▸ **JOB**
Out of the lines in this data, how many include "source"? Give the number and nothing else.

▸ **RECORDS SHOWN**
— START —

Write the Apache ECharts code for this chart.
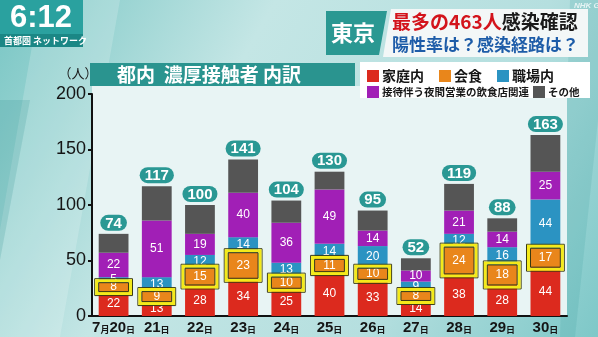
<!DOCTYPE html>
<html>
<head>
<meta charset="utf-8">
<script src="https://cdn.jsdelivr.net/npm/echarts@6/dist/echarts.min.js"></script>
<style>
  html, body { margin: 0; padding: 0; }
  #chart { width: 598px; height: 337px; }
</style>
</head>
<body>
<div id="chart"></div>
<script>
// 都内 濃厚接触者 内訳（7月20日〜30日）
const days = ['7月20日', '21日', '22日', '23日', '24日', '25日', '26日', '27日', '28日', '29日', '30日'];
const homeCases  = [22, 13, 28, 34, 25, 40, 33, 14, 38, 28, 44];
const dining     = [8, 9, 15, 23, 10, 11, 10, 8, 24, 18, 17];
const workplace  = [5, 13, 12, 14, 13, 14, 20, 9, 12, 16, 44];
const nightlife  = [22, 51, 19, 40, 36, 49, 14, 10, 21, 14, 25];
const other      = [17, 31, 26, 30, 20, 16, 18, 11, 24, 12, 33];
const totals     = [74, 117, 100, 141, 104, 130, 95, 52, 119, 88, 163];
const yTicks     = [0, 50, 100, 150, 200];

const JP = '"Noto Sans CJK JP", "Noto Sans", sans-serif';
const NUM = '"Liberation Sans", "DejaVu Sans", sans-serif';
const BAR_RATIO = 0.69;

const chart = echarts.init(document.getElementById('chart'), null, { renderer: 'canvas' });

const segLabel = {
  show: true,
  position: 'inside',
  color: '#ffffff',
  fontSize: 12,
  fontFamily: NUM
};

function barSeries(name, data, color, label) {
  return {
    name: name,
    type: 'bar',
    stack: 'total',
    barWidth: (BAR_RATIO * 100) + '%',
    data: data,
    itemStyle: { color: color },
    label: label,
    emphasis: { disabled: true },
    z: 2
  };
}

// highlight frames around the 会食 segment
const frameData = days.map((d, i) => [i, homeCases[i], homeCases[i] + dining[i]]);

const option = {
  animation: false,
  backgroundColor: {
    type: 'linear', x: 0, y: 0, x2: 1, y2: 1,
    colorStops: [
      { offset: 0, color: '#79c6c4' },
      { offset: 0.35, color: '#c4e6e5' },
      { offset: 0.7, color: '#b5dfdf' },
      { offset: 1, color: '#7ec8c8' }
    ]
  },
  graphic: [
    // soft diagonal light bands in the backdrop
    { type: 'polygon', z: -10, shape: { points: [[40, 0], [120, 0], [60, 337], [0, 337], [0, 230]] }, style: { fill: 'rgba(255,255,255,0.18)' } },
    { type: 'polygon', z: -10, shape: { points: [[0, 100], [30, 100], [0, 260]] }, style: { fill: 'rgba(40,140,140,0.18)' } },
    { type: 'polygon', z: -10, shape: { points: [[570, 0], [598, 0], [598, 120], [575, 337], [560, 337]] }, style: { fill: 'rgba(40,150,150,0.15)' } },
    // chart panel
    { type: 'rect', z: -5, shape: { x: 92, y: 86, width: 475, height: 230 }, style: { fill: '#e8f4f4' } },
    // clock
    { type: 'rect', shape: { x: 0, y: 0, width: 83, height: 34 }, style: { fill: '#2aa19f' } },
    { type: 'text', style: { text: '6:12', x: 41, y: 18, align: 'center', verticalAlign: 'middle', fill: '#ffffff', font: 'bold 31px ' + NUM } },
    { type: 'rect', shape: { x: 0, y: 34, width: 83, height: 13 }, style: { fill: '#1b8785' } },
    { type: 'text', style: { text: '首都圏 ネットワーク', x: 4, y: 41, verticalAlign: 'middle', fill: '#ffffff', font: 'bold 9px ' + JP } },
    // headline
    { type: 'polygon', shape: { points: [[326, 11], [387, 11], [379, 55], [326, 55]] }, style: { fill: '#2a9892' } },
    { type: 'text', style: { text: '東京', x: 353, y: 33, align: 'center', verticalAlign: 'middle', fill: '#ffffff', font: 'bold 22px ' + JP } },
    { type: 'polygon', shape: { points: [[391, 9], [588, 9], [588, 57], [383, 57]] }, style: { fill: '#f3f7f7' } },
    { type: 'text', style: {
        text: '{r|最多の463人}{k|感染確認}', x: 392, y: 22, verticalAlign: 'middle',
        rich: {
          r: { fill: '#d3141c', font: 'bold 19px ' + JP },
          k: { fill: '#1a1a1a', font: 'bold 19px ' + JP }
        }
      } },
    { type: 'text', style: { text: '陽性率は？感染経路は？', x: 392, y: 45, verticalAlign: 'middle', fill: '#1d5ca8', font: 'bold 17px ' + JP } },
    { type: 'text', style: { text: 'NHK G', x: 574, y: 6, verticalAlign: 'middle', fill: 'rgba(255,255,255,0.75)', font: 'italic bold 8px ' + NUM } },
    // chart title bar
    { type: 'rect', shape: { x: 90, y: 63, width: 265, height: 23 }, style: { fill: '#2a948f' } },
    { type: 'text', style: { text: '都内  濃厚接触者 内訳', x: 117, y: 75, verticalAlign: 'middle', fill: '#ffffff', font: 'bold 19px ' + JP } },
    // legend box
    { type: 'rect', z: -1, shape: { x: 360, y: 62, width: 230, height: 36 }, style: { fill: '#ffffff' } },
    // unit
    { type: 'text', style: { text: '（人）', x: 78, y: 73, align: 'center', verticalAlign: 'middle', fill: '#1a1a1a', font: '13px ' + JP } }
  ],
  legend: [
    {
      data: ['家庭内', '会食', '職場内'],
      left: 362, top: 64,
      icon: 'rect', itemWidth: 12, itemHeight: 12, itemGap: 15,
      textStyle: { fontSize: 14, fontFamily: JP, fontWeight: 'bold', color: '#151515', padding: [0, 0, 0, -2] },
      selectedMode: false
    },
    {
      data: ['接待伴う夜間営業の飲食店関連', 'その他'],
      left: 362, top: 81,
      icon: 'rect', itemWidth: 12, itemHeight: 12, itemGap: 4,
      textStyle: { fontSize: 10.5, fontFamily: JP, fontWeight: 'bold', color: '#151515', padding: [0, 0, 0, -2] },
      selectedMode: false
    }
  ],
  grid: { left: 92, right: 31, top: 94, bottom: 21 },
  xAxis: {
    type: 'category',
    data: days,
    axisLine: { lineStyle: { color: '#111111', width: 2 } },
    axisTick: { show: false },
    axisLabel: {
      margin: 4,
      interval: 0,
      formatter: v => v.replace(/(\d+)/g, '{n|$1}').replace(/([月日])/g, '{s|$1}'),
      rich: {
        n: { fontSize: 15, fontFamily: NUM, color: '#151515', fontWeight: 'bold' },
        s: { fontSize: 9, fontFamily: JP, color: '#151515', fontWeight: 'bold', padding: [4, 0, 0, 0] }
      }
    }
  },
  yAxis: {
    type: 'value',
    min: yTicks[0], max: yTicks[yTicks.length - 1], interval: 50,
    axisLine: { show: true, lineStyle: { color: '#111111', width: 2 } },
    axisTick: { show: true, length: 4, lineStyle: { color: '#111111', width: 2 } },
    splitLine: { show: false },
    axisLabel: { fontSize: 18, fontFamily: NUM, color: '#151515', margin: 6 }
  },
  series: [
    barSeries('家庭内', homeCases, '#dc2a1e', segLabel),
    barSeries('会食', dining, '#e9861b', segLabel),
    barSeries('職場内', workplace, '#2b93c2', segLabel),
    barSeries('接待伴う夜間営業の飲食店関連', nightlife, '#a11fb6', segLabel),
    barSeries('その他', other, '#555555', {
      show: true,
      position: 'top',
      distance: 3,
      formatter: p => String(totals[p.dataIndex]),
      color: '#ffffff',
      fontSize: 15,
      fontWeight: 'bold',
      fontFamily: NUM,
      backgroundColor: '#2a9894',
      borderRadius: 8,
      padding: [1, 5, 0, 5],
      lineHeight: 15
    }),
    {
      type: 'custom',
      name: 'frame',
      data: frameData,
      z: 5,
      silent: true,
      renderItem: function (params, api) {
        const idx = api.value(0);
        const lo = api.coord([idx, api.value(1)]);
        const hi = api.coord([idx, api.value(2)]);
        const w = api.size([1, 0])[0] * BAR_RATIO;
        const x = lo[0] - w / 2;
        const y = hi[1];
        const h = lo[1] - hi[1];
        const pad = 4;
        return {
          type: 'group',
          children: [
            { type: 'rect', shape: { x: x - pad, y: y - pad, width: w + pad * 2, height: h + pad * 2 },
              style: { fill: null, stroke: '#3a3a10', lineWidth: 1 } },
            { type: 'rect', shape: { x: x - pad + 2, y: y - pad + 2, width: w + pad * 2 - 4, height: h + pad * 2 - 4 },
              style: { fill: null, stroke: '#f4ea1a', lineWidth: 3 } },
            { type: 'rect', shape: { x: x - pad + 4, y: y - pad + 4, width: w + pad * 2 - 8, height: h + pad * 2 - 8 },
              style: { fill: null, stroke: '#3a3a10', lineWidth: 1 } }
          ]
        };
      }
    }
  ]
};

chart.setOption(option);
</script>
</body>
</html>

— END —
— START —

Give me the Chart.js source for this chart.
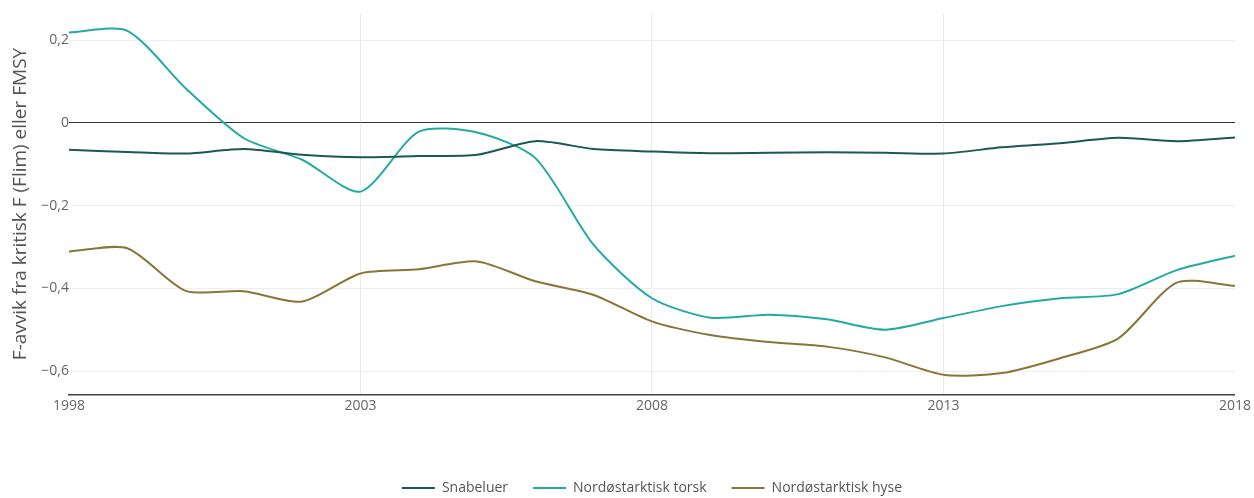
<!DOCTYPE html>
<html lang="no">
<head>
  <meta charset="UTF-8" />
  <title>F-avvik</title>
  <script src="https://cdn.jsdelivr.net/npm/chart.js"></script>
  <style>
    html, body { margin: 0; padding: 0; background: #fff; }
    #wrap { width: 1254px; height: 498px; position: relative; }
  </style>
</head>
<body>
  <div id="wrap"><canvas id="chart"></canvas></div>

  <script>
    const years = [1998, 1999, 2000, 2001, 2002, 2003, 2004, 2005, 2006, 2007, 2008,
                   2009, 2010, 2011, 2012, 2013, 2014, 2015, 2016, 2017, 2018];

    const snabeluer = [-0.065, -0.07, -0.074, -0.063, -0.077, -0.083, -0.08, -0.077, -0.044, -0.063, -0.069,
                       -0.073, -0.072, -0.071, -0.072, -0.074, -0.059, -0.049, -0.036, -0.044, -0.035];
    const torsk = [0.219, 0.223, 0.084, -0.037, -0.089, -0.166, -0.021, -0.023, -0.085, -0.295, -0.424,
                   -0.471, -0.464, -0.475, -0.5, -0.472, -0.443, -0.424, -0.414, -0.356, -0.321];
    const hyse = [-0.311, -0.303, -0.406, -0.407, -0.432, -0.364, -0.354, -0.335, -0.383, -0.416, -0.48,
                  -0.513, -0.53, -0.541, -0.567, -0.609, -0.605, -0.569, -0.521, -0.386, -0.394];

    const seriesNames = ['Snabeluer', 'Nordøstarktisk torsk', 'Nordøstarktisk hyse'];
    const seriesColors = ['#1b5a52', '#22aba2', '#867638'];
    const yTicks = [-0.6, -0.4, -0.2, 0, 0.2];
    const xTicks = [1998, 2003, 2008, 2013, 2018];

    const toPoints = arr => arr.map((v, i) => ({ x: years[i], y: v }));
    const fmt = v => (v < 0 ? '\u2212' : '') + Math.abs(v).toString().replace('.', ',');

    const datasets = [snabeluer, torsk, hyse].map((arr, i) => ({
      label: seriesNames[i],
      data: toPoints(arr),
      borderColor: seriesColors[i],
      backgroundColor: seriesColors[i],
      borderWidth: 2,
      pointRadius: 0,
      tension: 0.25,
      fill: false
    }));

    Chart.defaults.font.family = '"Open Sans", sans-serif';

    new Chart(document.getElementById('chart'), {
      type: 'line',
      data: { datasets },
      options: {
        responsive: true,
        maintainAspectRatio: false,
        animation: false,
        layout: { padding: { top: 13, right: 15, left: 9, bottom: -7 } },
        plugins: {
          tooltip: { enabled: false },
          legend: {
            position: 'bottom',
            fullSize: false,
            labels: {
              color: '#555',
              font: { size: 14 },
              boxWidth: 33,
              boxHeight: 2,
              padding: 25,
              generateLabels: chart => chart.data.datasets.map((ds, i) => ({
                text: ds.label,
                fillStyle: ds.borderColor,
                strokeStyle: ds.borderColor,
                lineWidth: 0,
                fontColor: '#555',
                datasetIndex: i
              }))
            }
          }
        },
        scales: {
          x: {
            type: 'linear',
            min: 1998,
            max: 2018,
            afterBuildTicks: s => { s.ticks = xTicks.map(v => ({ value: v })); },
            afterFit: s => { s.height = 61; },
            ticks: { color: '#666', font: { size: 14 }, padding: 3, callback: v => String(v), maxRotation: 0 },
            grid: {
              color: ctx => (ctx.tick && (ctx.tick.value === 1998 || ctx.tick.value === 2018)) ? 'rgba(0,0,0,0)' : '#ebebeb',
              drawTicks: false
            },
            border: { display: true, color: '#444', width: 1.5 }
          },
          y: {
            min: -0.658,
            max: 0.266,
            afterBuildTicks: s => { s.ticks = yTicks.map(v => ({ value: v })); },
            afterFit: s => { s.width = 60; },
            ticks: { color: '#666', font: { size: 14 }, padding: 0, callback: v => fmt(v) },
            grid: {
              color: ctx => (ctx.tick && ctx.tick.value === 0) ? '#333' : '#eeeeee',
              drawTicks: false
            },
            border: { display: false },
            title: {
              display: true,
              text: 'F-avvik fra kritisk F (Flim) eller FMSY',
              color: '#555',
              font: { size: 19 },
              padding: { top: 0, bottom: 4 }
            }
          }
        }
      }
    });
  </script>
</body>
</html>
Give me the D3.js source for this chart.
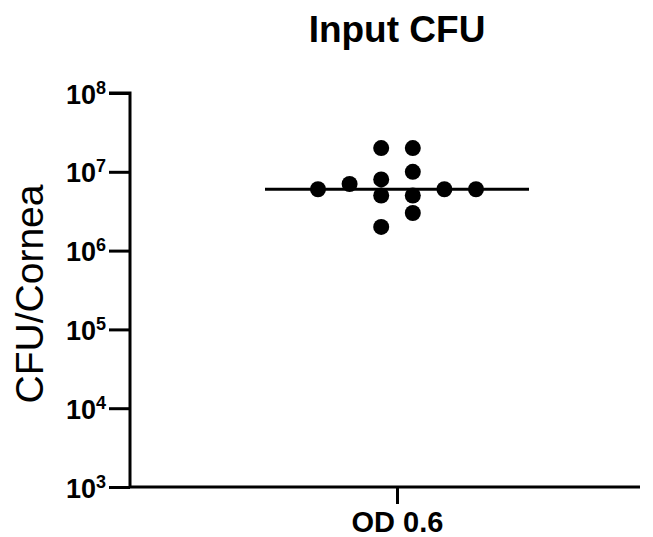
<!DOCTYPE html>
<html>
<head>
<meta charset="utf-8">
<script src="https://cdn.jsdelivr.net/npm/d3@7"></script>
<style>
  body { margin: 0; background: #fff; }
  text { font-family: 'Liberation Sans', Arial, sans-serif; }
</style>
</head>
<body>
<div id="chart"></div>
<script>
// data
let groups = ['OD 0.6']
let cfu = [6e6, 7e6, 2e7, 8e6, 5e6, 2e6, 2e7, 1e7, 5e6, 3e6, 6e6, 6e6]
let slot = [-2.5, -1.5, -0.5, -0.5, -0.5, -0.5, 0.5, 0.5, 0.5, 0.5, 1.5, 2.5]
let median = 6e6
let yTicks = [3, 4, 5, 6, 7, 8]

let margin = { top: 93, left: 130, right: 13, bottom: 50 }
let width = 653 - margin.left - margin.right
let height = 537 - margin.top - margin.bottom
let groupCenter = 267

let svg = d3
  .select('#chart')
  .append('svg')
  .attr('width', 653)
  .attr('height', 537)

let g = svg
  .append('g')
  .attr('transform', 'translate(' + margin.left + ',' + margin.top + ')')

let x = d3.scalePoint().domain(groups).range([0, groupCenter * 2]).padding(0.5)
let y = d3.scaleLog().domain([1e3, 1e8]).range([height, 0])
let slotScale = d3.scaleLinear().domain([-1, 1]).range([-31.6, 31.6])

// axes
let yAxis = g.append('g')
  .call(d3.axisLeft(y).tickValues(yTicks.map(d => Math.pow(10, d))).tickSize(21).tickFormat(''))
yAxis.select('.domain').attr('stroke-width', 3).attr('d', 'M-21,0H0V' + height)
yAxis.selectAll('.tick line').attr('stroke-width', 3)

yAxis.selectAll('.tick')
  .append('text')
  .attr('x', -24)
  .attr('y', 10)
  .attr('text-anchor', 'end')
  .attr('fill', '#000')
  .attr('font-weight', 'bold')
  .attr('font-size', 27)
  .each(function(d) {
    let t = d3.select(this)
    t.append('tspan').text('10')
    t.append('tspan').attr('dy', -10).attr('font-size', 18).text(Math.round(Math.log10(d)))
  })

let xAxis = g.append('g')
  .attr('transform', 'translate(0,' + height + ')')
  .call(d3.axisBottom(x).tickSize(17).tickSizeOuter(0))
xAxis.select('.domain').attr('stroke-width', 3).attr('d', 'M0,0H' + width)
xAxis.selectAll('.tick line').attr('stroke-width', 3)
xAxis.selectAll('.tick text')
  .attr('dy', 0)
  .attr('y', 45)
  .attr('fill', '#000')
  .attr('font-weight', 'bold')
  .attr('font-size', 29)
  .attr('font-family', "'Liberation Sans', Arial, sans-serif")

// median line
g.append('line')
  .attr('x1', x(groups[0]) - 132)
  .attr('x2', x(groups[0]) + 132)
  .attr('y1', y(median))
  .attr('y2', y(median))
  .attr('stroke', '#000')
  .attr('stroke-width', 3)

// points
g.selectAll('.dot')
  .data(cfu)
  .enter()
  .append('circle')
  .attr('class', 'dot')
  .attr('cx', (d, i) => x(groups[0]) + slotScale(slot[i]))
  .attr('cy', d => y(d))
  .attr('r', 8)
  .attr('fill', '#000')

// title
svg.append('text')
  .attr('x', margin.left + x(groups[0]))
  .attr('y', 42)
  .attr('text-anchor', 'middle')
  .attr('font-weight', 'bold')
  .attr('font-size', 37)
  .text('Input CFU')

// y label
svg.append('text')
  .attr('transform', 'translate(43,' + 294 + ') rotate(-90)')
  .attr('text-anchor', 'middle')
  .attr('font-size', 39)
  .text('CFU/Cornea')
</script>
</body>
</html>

— END —
— START —

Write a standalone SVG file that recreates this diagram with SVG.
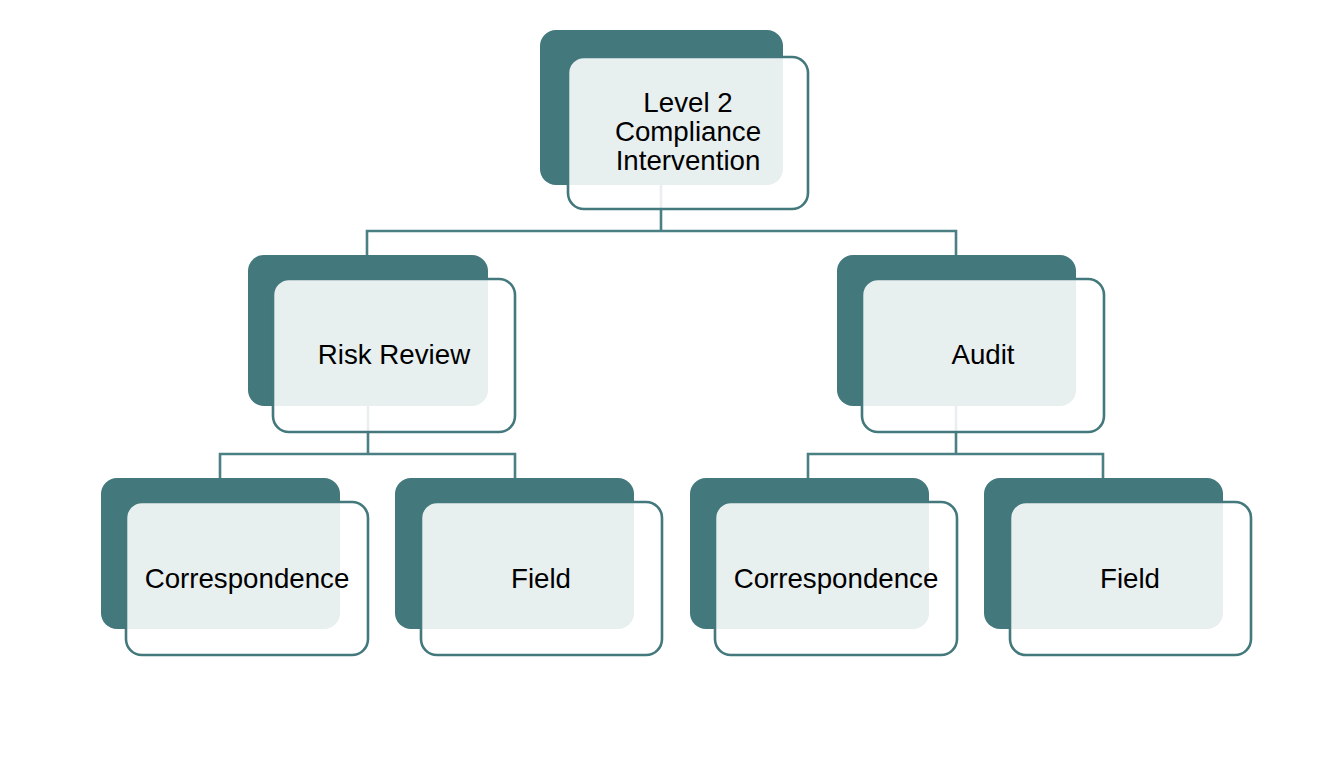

— END —

▸ **THE COMPLETED TASK**
2